Amerika dan para pengikutnya dan Rusia serta Barat seluruhnya lebih penakut untuk mengadakan sendiri perubahan yang mereka inginkan. Mereka lebih hina untuk menegakkan hukum sekuler dambaan mereka. Mereka ingin menghadirkan para pengkhianat yang menjadi antek mereka.
Program gencatan senjata bertujuan menghentikan pertempuran dan menekan pihak lain. dengan kata lain untuk menciptakan suasana menjelang akhir revolusi serta terjadi intervensi prosesi politik demi menghasilkan sistem sekuler demokrasi antek Amerika. Seakan revolusi Syam telah keluar dari perlawanan atas tirani penindas demi mencapai titik akhir perdamaiannya dan duduk berdampingan satu meja demi menjalankan solusi busuk Amerika. seakan revolusi Syam tidak memberikan kecintaan hati dan pemuda terbaiknya demi meninggikan kalimat Allah, dan seakan revolusi Syam tanpa penderitaan, tanpa pengusiran warga Syam, serta tanpa pencabikan atas kesucian dan kehormatan putri-putri Syam.
Siapapun yang berusaha memuaskan bos Amerika dan Rusia, tidak membela darah suci para syuhadâ serta penderitaan warga Syam berarti telah menyiapkan jiwa dan raganya untuk mendapat kemurkaan Allah SWT. Umat Islam masih memiliki ratusan juta para pejuang gagah berani. Sikap heroisme para pejuang yang bertumpu pada keimanan kepada Allah tidak bisa dikalahkan. Yang kita khawatirkan terhadap para pejuang di Suriah adalah makar dan konspirasi dari tokoh-tokoh misi Amerika.
Apakah hukum Jahiliyah yang mereka kehendaki, dan (hukum) siapakah yang lebih baik daripada (hukum) Allah bagi orang-orang yang yakin? (TQS al-Maidah [5]: 50)
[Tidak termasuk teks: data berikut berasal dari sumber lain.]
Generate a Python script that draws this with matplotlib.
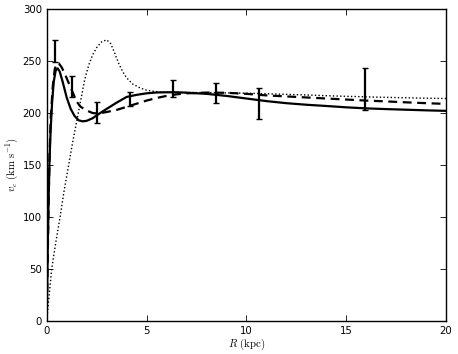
import matplotlib
matplotlib.use("Agg")
import matplotlib.pyplot as plt

# error bar data
r_obs = [0.40, 1.25, 2.53, 4.17, 6.34, 8.48, 10.63, 15.94]
v_obs = [259.5, 225.5, 200.5, 213.5, 223.5, 219.5, 209.0, 223.0]
v_err = [10.5, 10.0, 10.5, 7.0, 8.0, 9.5, 15.0, 20.0]

# solid model curve
r_solid = [0, 0.03, 0.06, 0.1, 0.14, 0.2, 0.27, 0.35, 0.45, 0.55, 0.65, 0.8, 1.0,
           1.2, 1.4, 1.6, 1.8, 2.0, 2.3, 2.6, 3.0, 3.5, 4.0, 4.5, 5.0, 5.5, 6.0,
           6.5, 7.0, 8.0, 9.0, 10, 11, 12, 13, 14, 15, 16, 17, 18, 19, 20]
v_solid = [0, 40, 80, 120, 155, 185, 210, 230, 241, 243, 240, 230, 215,
           204, 197, 193, 192, 192.5, 195, 199, 204, 210, 215.5, 217.5, 219, 219.8, 220,
           220, 219.6, 218.5, 216.5, 214, 211.5, 209.5, 208, 206.8, 205.5, 204.5, 203.8, 203.2, 202.6, 202.1]

# dashed model curve
r_dash = [0, 0.05, 0.1, 0.15, 0.2, 0.3, 0.4, 0.5, 0.6, 0.75, 0.9, 1.1, 1.3, 1.5,
          1.7, 2.0, 2.3, 2.6, 3.0, 3.5, 4.0, 4.5, 5.0, 5.5, 6.0, 6.5, 7.0, 8.0,
          9.0, 10, 11, 12, 13, 14, 15, 16, 17, 18, 19, 20]
v_dash = [0, 60, 120, 165, 195, 225, 242, 248, 248, 244, 238, 229, 220, 211,
          206, 202.5, 200, 199.5, 201, 203, 206, 209, 212, 214.5, 216.5, 218, 219, 219.7,
          219.5, 218.5, 217, 216, 215, 214, 213, 212, 211.2, 210.3, 209.5, 208.8]

# dotted model curve
r_dot = [0, 0.25, 0.45, 0.67, 0.87, 1.08, 1.3, 1.5, 1.7, 1.9, 2.1, 2.3, 2.5, 2.75,
         3.0, 3.2, 3.4, 3.6, 3.8, 4.0, 4.3, 4.7, 5.0, 5.5, 6, 7, 8, 9, 10, 11,
         12, 13, 14, 15, 16, 17, 18, 19, 20]
v_dot = [0, 50, 75, 100, 125, 148, 172, 192, 212, 232, 246, 256, 263, 268.5,
         270.5, 267, 258, 248, 240, 234, 228, 224, 222, 220.5, 220, 219.8, 219.6, 219.4, 219.1, 218.6,
         218, 217.4, 216.7, 216.1, 215.6, 215.1, 214.7, 214.3, 214]

plt.rcParams['mathtext.fontset'] = 'cm'

fig = plt.figure(figsize=(4.58, 3.54), dpi=100)
ax = fig.add_axes([0.102, 0.094, 0.872, 0.88])

ax.plot(r_solid, v_solid, color='black', lw=1.6, ls='-')
ax.plot(r_dash, v_dash, color='black', lw=1.6, ls='--', dashes=(4, 2.5))
ax.plot(r_dot, v_dot, color='black', lw=1.0, ls=(0, (1, 1.6)))
ax.errorbar(r_obs, v_obs, yerr=v_err, fmt='none', ecolor='black',
            elinewidth=1.6, capsize=2.5, capthick=1.0)

ax.set_xlim(0, 20)
ax.set_ylim(0, 300)
ax.set_xticks([0, 5, 10, 15, 20])
ax.set_yticks([0, 50, 100, 150, 200, 250, 300])
ax.tick_params(direction='in', top=True, right=True, labelsize=7.3, length=4, width=0.6)
for s in ax.spines.values():
    s.set_linewidth(1.0)

ax.set_xlabel(r'$R\ (\mathrm{kpc})$', fontsize=7.8, labelpad=1)
ax.set_ylabel(r'$v_c\ (\mathrm{km\ s^{-1}})$', fontsize=7.8, labelpad=2)

fig.savefig('out.png', dpi=100)
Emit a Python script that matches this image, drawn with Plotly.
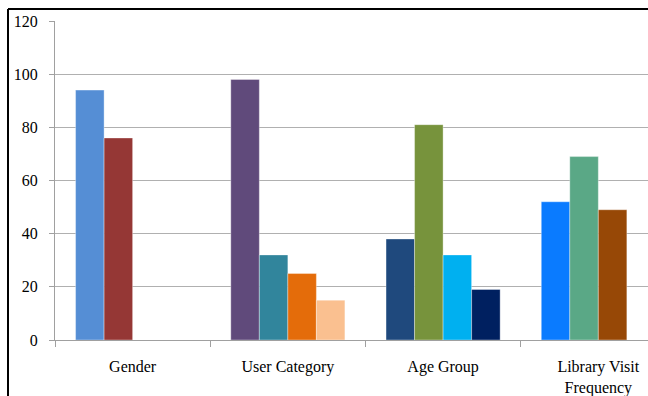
import plotly.graph_objects as go

# Survey breakdown by category (percent of respondents)
categories = ["Gender", "User Category", "Age Group", "Library Visit<br>Frequency"]
gender = [94, 76]
user_category = [98, 32, 25, 15]
age_group = [38, 81, 32, 19]
visit_frequency = [52, 69, 49]

gender_colors = ["#558ED5", "#953735"]
user_category_colors = ["#604A7B", "#31859C", "#E46C0A", "#FAC090"]
age_group_colors = ["#1F497D", "#77933C", "#00B0F0", "#002060"]
visit_frequency_colors = ["#0A7BFF", "#5AA886", "#974806"]

groups = [gender, user_category, age_group, visit_frequency]
group_colors = [gender_colors, user_category_colors, age_group_colors, visit_frequency_colors]
n_slots = max(len(g) for g in groups)

fig = go.Figure()
for slot in range(n_slots):
    ys = [g[slot] if slot < len(g) else None for g in groups]
    cs = [c[slot] if slot < len(c) else "rgba(0,0,0,0)" for c in group_colors]
    fig.add_trace(go.Bar(
        x=categories, y=ys,
        marker=dict(color=cs, line=dict(color="rgba(255,255,255,0.35)", width=1)),
        showlegend=False,
    ))

font = dict(family="Times New Roman, serif", size=16, color="#000000")

fig.update_layout(
    width=648, height=396,
    margin=dict(l=55, r=0, t=21, b=56),
    paper_bgcolor="white", plot_bgcolor="white",
    barmode="group", bargap=0.265, bargroupgap=0,
    font=font,
    xaxis=dict(
        range=[-0.5, 3.32],
        showline=True, linecolor="#A0A0A0", linewidth=1,
        ticks="outside", tickson="boundaries", ticklen=6, tickcolor="#A0A0A0",
        showgrid=False, tickfont=font, ticklabelstandoff=12,
    ),
    yaxis=dict(
        range=[0, 120], tickvals=[0, 20, 40, 60, 80, 100, 120],
        showline=True, linecolor="#A0A0A0", linewidth=1,
        ticks="outside", ticklen=5, tickcolor="#A0A0A0",
        showgrid=True, gridcolor="#B0B0B0", gridwidth=1,
        zeroline=False, tickfont=font, ticklabelstandoff=8,
    ),
    shapes=[
        # outer frame (top and left edges)
        dict(type="line", xref="paper", yref="paper",
             x0=(8 - 55) / 593, x1=1.0, y0=(340 - 9) / 319, y1=(340 - 9) / 319,
             line=dict(color="black", width=2)),
        dict(type="line", xref="paper", yref="paper",
             x0=(8 - 55) / 593, x1=(8 - 55) / 593, y0=(340 - 9) / 319, y1=-56 / 319,
             line=dict(color="black", width=2)),
    ],
)

fig.write_html("out.html")
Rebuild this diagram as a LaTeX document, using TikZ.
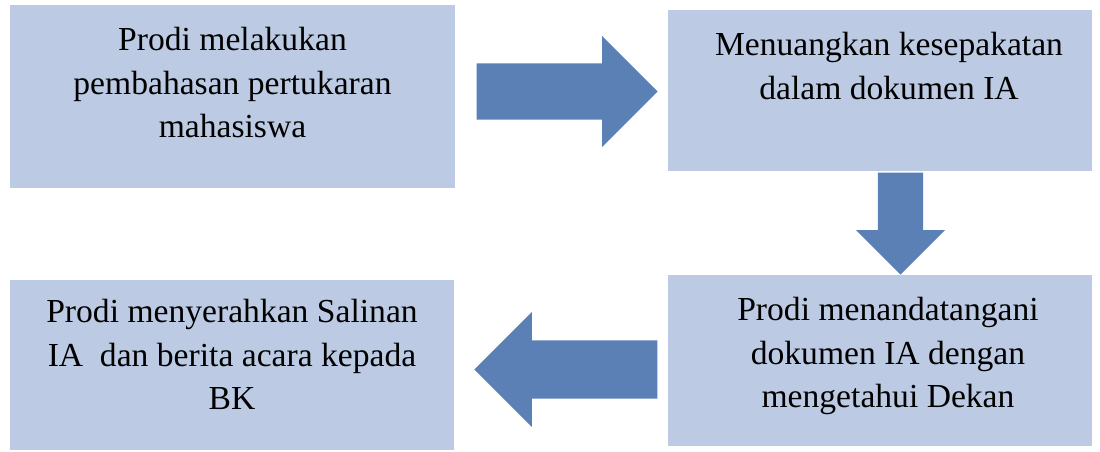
\documentclass[tikz,border=0pt]{standalone}
\usepackage{fontspec}
\setmainfont{Liberation Serif}
\usetikzlibrary{shapes.arrows,positioning}
\definecolor{boxblue}{RGB}{188,203,227}
\definecolor{arrowblue}{RGB}{90,128,182}
\begin{document}
\begin{tikzpicture}[x=1pt, y=-1pt,
	stepbox/.style={fill=boxblue, inner sep=0, minimum width=#1},
	steptext/.style={inner sep=0, align=center, anchor=north,
	  font=\fontsize{33.6}{43.5}\selectfont},
	blockarrow/.style={single arrow, fill=arrowblue, anchor=tip,
	  single arrow head extend=#1}]
	\useasboundingbox (0, 0) rectangle (1100, 452);
	% the four steps
	\node [stepbox=445, minimum height=183] (b1) at (232.5, 96.5) {};
	\node [stepbox=424, minimum height=161] (b2) at (880, 90.5) {};
	\node [stepbox=424, minimum height=171] (b3) at (880, 360.5) {};
	\node [stepbox=444, minimum height=170] (b4) at (232, 365) {};
	\node [steptext, below=22.5pt of b1.north] (t1)
	  {Prodi melakukan\\pembahasan pertukaran\\mahasiswa};
	\node [steptext, below=22.5pt of b2.north, xshift=9pt] (t2)
	  {Menuangkan kesepakatan\\dalam dokumen IA};
	\node [steptext, below=22.5pt of b3.north, xshift=8pt] (t3)
	  {Prodi menandatangani\\dokumen IA dengan\\mengetahui Dekan};
	\node [steptext, below=19.5pt of b4.north] (t4)
	  {Prodi menyerahkan Salinan\\IA\ \ dan berita acara kepada\\BK};
	% arrows between them
	\node [blockarrow=27.5, inner xsep=0, inner ysep=28,
	  minimum height=181] (a1) at (658, 91.5) {};
	\node [blockarrow=22, inner xsep=22.5, inner ysep=0,
	  minimum height=102, shape border rotate=270] (a2) at (900.5, 275) {};
	\node [blockarrow=28.5, inner xsep=0, inner ysep=29,
	  minimum height=183, shape border rotate=180] (a3) at (474, 369.5) {};
\end{tikzpicture}
\end{document}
Kekuatan sejati hanya akan diperoleh dengan berpegang teguh kepada Allah semata, dengan memohon bantuan dan pertolongan dari-Nya semata, dan terikat dengan syariah Allah saja dalam menyelesaikan seluruh problem. Islam telah menetapkan solusi yang tidak boleh ditolak. Solusi itu adalah penegakan Agama dengan tegaknya sistem Khilafah, sistem rabbani yang adil. Solusi yang ditetapkan oleh Islam itu bukanlah tegaknya sistem barat buatan manusia yang zalim tegak di atas demokrasi yang sesat dan menyesatkan, dan kapitalisme yang keji dan bengis.
Umar Syarifudin, Syabab Hizbut Tahrir Indonesia, Pengamat Timur Tengah.